The Hindu 30 June 2014
The Madurai Tamil Sangam, a society registered in 1908 under the Societies Registration Act, has contributed more to development of law than literature by getting mired in litigations, the Madras High Court Bench here has observed.
A Division Bench, comprising Justice V. Ramasubramanian and Justice V.M. Velumani, made the observation while allowing a writ appeal filed by N. Kumaran Sethupathy, president of the sangam, against the society represented by its secretary R. Alagumalai.
“As in the case of every other society, this Madurai Tamil Sangam has also been involved in a series of litigations contributing both to the development of law and to the development of literature, perhaps more to the development of law than to the development of literature,” the judges said.
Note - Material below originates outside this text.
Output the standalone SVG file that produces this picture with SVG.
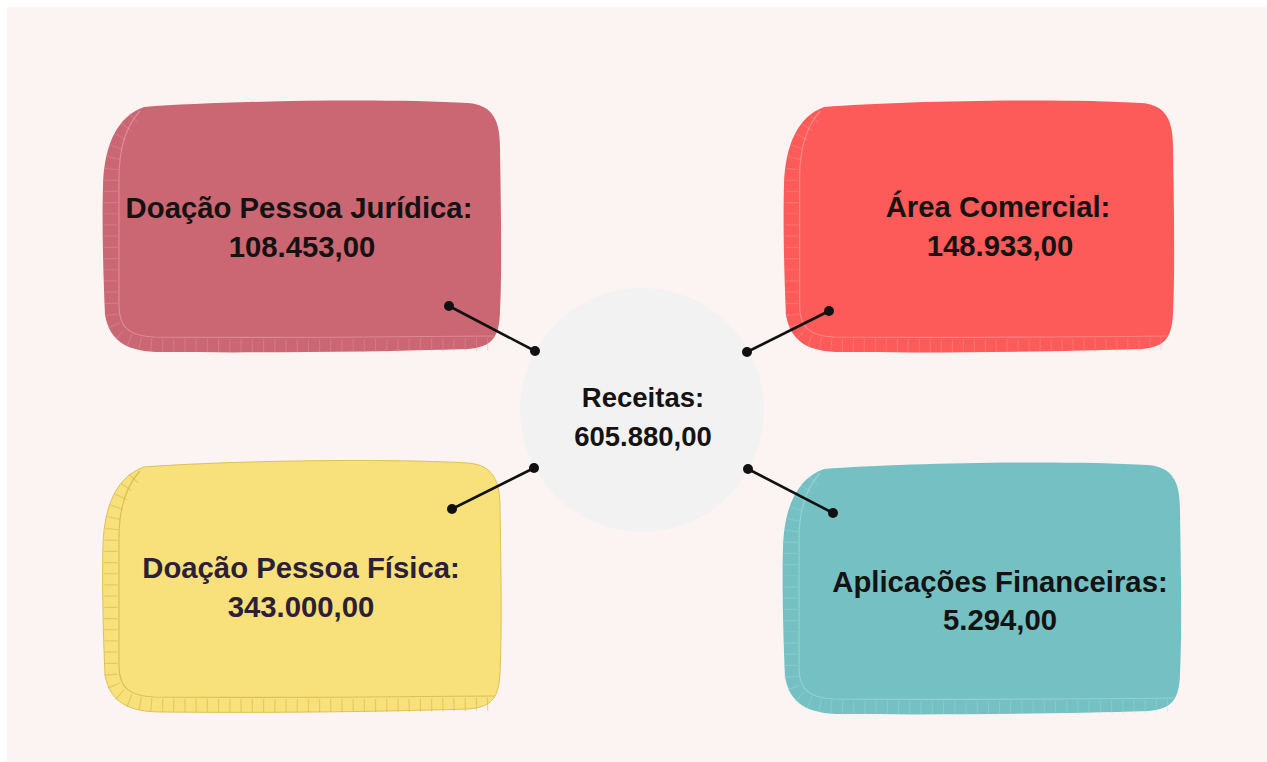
<svg xmlns="http://www.w3.org/2000/svg" width="1267" height="762" viewBox="0 0 1267 762">
  <defs>
    <path id="blob" d="M 42,7 C 120,1 280,-2 366,3 C 392,5 398,22 398,48 C 399,110 400,170 398,212 C 397,238 390,247 366,249 C 270,252 150,253 60,252 C 26,252 8,242 3,215 C 1,170 0,120 1,86 C 2,44 16,16 42,7 Z"/>
    <path id="face" d="M 38,11 C 24,26 17,48 17,78 L 17,206 C 17,228 28,236 52,237 C 170,238 290,237 392,236"/>
    <path id="band" d="M 32,18 C 15,36 9,60 9,82 L 9,212 C 10,236 25,244 56,245 C 170,246 290,246 388,244"/>
  </defs>
  <style>
    .lbl { font-family: "Liberation Sans", Arial, sans-serif; font-weight: bold; font-size: 29.3px; text-anchor: middle; fill: #151212; }
    .ctr { font-size: 27.5px; }
    .face { fill: none; stroke-width: 1.2; }
    .band { fill: none; stroke-width: 13; stroke-dasharray: 1.2 10; }
    .conn line { stroke: #111; stroke-width: 2.6; }
    .conn circle { fill: #111; }
  </style>
  <rect x="0" y="0" width="1267" height="762" fill="#ffffff"/>
  <rect x="7" y="7" width="1260" height="755" fill="#fcf4f3"/>

  <g id="node-pj" transform="translate(102,100)">
    <use href="#blob" fill="#cb6673"/>
    <use href="#band" class="band" stroke="#e49aa3" opacity="0.35"/>
    <use href="#face" class="face" stroke="#e8a2ab" opacity="0.6"/>
    <text class="lbl" x="197" y="118">Doação Pessoa Jurídica:</text>
    <text class="lbl" x="200" y="157">108.453,00</text>
  </g>

  <g id="node-ac" transform="translate(783,100) scale(0.98,1)">
    <use href="#blob" fill="#fd5a5a"/>
    <use href="#band" class="band" stroke="#ff9a94" opacity="0.35"/>
    <use href="#face" class="face" stroke="#ffa39e" opacity="0.6"/>
  </g>
  <g id="node-ac-text">
    <text class="lbl" x="998" y="217">Área Comercial:</text>
    <text class="lbl" x="1000" y="256">148.933,00</text>
  </g>

  <g id="node-pf" transform="translate(102,460)">
    <use href="#blob" fill="#f8e07b" stroke="#dcc25a" stroke-width="1"/>
    <use href="#band" class="band" stroke="#d4b84c" opacity="0.55"/>
    <use href="#face" class="face" stroke="#d4b84c" opacity="0.8"/>
    <text class="lbl" x="199" y="118" style="fill:#2b2038">Doação Pessoa Física:</text>
    <text class="lbl" x="199" y="157" style="fill:#2b2038">343.000,00</text>
  </g>

  <g id="node-af" transform="translate(782,462)">
    <use href="#blob" fill="#74c0c3"/>
    <use href="#band" class="band" stroke="#a6dadb" opacity="0.35"/>
    <use href="#face" class="face" stroke="#a9dcdd" opacity="0.6"/>
    <text class="lbl" x="218" y="130">Aplicações Financeiras:</text>
    <text class="lbl" x="218" y="168">5.294,00</text>
  </g>

  <g id="node-receitas">
    <circle cx="642" cy="410" r="122" fill="#f2f2f2"/>
    <text class="lbl ctr" x="643" y="407">Receitas:</text>
    <text class="lbl ctr" x="643" y="446">605.880,00</text>
  </g>

  <g id="connectors" class="conn">
    <line x1="449" y1="306" x2="535" y2="351"/>
    <circle cx="449" cy="306" r="5"/>
    <circle cx="535" cy="351" r="5"/>
    <line x1="747" y1="352" x2="829" y2="311"/>
    <circle cx="747" cy="352" r="5"/>
    <circle cx="829" cy="311" r="5"/>
    <line x1="534" y1="468" x2="452" y2="509"/>
    <circle cx="534" cy="468" r="5"/>
    <circle cx="452" cy="509" r="5"/>
    <line x1="748" y1="469" x2="833" y2="513"/>
    <circle cx="748" cy="469" r="5"/>
    <circle cx="833" cy="513" r="5"/>
  </g>
</svg>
Writing the judgment for the Bench, Mr. Justice Ramasubramanian said the present appeal was against an order obtained by the secretary from a single judge restraining the appellant from convening an extraordinary general body meeting.
The judge said that it was a well settled law that no writ petition could be filed against a society. Nevertheless, the secretary of the sangam had worded his plea in such a way that it appeared to have sought a direction to the Inspector General of Registration but ultimately ended up to be a direction against the sangam’s president.
Stating that an extraordinary general meeting could not be convened at the instance of any individual but only at the request of the executive committee or a group of members, the judge said: “It is very strange that that the society represented by its secretary filed a writ against the president for a mandamus not to convene the meeting.”